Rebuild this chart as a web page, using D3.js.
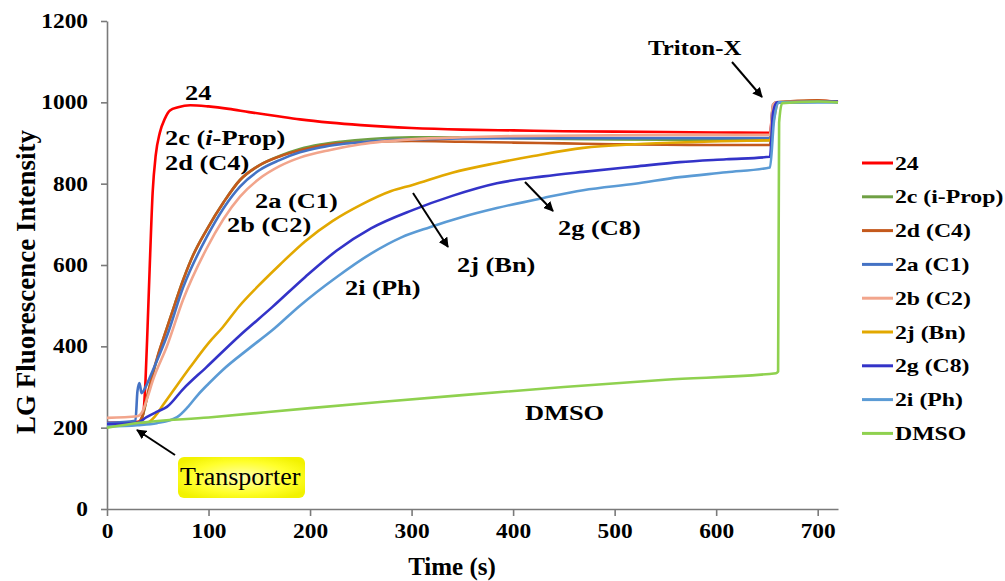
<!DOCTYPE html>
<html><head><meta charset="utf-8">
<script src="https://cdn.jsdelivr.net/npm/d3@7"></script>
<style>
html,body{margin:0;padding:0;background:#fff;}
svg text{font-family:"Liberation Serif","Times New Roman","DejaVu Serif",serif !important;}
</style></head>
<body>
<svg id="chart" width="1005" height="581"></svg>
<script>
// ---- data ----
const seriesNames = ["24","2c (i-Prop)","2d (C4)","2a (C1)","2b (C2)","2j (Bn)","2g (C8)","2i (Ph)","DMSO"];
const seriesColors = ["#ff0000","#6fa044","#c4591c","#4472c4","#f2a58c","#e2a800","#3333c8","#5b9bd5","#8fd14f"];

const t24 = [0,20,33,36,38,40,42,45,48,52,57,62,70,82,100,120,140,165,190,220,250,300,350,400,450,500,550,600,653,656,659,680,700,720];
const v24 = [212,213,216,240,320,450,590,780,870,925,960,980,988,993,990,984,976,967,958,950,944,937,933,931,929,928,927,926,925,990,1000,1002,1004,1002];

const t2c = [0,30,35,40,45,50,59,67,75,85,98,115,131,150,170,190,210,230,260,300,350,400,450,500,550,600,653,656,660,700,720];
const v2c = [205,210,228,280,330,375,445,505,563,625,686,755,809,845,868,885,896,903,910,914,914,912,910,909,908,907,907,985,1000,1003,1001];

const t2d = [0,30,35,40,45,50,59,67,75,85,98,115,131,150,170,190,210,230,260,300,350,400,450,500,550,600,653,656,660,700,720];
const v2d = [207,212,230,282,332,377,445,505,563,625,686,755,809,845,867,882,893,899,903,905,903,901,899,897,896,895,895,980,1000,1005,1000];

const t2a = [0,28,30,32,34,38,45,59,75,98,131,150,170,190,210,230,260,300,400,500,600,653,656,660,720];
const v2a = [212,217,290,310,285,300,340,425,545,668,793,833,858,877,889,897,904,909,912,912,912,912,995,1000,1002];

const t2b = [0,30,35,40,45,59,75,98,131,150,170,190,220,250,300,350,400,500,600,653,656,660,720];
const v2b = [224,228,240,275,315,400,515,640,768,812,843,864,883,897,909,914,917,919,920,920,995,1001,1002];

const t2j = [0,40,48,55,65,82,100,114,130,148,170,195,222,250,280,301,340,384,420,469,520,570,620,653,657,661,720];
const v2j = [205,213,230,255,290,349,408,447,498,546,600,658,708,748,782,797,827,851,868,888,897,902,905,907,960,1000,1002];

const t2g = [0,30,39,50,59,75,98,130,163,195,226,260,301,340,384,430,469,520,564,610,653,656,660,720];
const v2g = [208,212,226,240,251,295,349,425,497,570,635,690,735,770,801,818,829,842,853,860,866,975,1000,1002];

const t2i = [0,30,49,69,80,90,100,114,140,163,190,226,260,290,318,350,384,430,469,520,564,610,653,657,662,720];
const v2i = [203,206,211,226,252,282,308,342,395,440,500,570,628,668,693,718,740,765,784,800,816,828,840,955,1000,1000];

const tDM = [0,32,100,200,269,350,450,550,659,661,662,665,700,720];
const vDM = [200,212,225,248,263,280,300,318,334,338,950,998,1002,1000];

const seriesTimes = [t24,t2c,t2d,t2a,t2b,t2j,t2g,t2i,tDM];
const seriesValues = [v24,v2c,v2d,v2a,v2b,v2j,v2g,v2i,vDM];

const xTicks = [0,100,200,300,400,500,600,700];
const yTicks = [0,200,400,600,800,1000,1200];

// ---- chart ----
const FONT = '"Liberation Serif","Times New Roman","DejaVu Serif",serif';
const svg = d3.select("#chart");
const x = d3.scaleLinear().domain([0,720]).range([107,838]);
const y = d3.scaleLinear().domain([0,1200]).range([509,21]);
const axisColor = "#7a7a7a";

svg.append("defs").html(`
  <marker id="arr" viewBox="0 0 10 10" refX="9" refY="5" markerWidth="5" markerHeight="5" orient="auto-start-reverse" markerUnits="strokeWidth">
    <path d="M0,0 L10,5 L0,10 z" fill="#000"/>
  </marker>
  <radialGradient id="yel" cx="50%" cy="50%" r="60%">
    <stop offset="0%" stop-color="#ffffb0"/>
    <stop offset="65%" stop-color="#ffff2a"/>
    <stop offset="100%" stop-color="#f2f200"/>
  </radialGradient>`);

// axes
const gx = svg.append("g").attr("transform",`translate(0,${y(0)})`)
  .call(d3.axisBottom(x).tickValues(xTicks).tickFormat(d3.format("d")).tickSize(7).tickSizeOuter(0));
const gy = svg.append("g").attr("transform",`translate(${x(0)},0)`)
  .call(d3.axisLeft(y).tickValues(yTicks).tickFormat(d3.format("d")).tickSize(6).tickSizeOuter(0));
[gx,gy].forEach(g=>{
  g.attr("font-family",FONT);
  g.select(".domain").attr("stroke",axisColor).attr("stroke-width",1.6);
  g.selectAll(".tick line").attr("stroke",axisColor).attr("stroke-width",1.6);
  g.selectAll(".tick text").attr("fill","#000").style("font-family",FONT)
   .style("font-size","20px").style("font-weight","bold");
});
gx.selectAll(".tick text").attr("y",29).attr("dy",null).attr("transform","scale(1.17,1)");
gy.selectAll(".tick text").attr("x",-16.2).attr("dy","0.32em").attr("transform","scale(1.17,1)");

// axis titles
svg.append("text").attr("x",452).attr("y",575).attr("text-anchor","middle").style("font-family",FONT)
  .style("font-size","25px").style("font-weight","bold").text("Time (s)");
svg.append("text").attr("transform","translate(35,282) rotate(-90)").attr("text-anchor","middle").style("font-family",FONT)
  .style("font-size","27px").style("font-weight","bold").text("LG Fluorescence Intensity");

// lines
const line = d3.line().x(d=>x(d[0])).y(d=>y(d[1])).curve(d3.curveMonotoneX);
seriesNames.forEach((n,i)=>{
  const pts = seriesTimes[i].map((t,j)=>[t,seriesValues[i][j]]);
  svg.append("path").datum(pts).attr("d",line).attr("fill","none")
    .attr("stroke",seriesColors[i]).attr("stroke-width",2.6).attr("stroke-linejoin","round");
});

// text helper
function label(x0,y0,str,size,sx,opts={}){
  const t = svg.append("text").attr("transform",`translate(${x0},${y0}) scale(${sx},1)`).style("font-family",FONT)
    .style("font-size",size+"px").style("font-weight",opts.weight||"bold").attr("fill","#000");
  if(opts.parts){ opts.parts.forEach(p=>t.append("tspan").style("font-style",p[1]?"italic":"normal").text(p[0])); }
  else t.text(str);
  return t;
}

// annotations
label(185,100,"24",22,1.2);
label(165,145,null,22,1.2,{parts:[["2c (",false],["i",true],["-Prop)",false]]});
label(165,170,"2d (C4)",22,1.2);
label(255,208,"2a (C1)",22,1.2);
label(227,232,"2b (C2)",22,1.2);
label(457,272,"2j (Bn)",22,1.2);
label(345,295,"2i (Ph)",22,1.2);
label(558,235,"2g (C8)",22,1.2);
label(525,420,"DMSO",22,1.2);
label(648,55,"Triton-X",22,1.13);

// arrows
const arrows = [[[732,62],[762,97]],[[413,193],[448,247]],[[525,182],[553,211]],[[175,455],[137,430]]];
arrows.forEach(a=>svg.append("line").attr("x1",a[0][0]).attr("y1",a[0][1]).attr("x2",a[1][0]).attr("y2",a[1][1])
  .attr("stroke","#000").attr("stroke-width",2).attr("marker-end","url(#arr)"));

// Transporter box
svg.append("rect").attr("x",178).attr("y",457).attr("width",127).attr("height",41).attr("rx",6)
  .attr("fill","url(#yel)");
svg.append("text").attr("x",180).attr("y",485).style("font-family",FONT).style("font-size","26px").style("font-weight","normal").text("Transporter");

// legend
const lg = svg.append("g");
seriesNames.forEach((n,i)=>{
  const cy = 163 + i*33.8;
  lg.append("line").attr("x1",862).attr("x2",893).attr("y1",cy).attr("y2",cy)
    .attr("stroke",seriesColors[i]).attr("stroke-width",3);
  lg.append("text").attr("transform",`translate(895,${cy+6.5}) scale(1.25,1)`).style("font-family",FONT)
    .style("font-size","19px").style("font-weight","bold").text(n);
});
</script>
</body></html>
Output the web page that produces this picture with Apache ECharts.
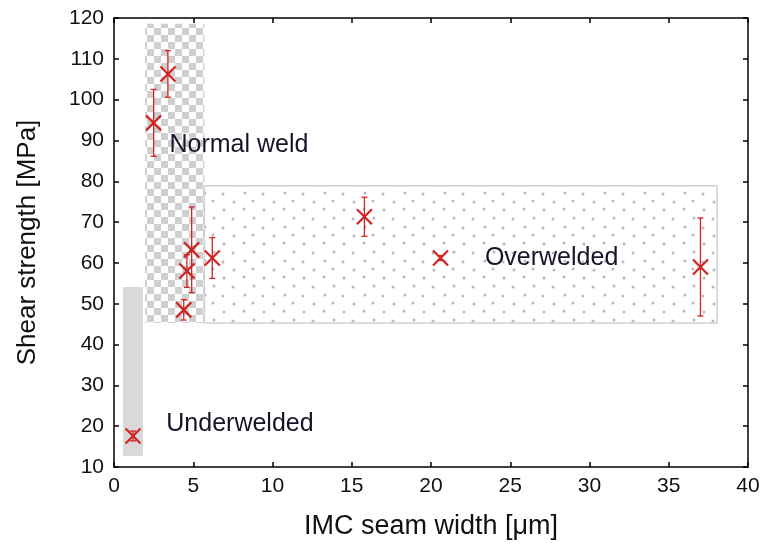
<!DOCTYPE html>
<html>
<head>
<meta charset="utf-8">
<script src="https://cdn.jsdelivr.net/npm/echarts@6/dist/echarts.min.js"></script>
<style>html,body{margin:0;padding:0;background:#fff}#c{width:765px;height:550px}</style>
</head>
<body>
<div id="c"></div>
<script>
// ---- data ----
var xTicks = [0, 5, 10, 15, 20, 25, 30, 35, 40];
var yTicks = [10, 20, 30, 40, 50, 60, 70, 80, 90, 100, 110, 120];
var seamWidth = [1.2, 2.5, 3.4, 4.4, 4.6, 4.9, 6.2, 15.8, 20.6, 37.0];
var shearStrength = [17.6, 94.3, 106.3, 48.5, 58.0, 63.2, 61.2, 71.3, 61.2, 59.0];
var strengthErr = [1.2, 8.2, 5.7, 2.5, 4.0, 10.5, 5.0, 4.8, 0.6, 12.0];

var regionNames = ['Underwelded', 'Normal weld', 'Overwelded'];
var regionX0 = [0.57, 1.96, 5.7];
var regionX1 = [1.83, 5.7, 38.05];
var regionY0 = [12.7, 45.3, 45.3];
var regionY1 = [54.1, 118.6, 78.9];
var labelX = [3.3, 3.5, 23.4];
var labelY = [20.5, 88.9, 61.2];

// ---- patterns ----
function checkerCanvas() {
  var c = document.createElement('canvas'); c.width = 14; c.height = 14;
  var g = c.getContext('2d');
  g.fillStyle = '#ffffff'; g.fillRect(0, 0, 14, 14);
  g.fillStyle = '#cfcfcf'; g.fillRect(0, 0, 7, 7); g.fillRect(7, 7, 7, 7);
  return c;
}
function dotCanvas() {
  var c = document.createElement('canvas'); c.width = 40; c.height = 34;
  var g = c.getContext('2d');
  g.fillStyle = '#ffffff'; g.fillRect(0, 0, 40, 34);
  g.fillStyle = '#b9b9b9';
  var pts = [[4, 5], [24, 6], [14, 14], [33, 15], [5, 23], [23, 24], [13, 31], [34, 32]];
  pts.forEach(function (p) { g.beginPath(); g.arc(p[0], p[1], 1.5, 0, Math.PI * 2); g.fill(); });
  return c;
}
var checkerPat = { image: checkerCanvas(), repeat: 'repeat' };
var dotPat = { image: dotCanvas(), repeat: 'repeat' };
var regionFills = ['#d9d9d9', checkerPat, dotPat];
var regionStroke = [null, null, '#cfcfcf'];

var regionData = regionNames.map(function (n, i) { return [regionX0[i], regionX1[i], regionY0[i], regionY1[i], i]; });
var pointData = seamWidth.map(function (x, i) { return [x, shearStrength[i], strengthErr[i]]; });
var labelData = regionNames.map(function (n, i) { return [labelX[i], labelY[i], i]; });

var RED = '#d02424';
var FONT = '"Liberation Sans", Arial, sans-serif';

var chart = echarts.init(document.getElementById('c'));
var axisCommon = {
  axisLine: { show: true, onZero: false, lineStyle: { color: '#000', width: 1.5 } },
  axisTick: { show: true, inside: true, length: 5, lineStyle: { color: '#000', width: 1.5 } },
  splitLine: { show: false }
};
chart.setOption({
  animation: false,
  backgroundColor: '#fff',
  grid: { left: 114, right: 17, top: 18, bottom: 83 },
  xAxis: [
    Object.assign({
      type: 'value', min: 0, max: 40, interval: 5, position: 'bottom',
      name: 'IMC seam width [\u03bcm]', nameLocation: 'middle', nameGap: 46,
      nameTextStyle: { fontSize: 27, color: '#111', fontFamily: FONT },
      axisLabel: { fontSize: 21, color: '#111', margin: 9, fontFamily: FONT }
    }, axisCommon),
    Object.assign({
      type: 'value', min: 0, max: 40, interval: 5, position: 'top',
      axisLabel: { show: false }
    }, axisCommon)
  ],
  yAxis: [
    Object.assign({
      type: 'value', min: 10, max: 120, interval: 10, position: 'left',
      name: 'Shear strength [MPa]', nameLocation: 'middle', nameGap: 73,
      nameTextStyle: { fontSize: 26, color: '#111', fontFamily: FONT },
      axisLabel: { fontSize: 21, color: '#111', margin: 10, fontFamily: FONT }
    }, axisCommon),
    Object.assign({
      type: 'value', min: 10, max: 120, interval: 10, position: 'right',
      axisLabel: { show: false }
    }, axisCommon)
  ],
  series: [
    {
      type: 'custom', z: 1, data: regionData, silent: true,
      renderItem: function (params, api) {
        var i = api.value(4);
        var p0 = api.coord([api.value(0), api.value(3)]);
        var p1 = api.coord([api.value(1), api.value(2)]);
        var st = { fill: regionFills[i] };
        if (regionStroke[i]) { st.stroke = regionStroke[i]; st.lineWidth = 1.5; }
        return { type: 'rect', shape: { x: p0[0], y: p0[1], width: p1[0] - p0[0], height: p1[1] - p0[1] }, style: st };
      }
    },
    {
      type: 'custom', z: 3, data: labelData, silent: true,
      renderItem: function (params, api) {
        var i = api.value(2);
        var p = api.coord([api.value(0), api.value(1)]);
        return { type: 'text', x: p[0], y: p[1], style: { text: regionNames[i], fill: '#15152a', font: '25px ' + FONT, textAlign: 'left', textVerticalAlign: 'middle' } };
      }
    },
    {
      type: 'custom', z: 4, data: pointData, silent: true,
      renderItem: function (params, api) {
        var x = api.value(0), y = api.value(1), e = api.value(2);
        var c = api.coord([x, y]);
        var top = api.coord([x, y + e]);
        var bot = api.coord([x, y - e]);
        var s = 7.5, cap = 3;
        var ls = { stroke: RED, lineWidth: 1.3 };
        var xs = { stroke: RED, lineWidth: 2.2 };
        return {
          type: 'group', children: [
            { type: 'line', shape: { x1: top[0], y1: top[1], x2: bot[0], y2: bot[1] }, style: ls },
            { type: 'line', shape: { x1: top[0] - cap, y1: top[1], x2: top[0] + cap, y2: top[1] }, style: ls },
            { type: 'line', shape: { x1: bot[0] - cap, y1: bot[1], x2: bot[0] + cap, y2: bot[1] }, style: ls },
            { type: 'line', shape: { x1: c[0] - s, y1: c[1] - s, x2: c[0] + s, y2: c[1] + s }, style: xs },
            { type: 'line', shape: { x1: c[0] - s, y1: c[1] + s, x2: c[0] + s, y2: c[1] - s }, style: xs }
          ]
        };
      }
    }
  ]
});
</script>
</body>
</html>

§ Given task: All lines above with "this" in them should be returned.

§ Task response:
Rebuild this chart as a web page, using D3.js.
Output the web page that produces this picture with Apache ECharts.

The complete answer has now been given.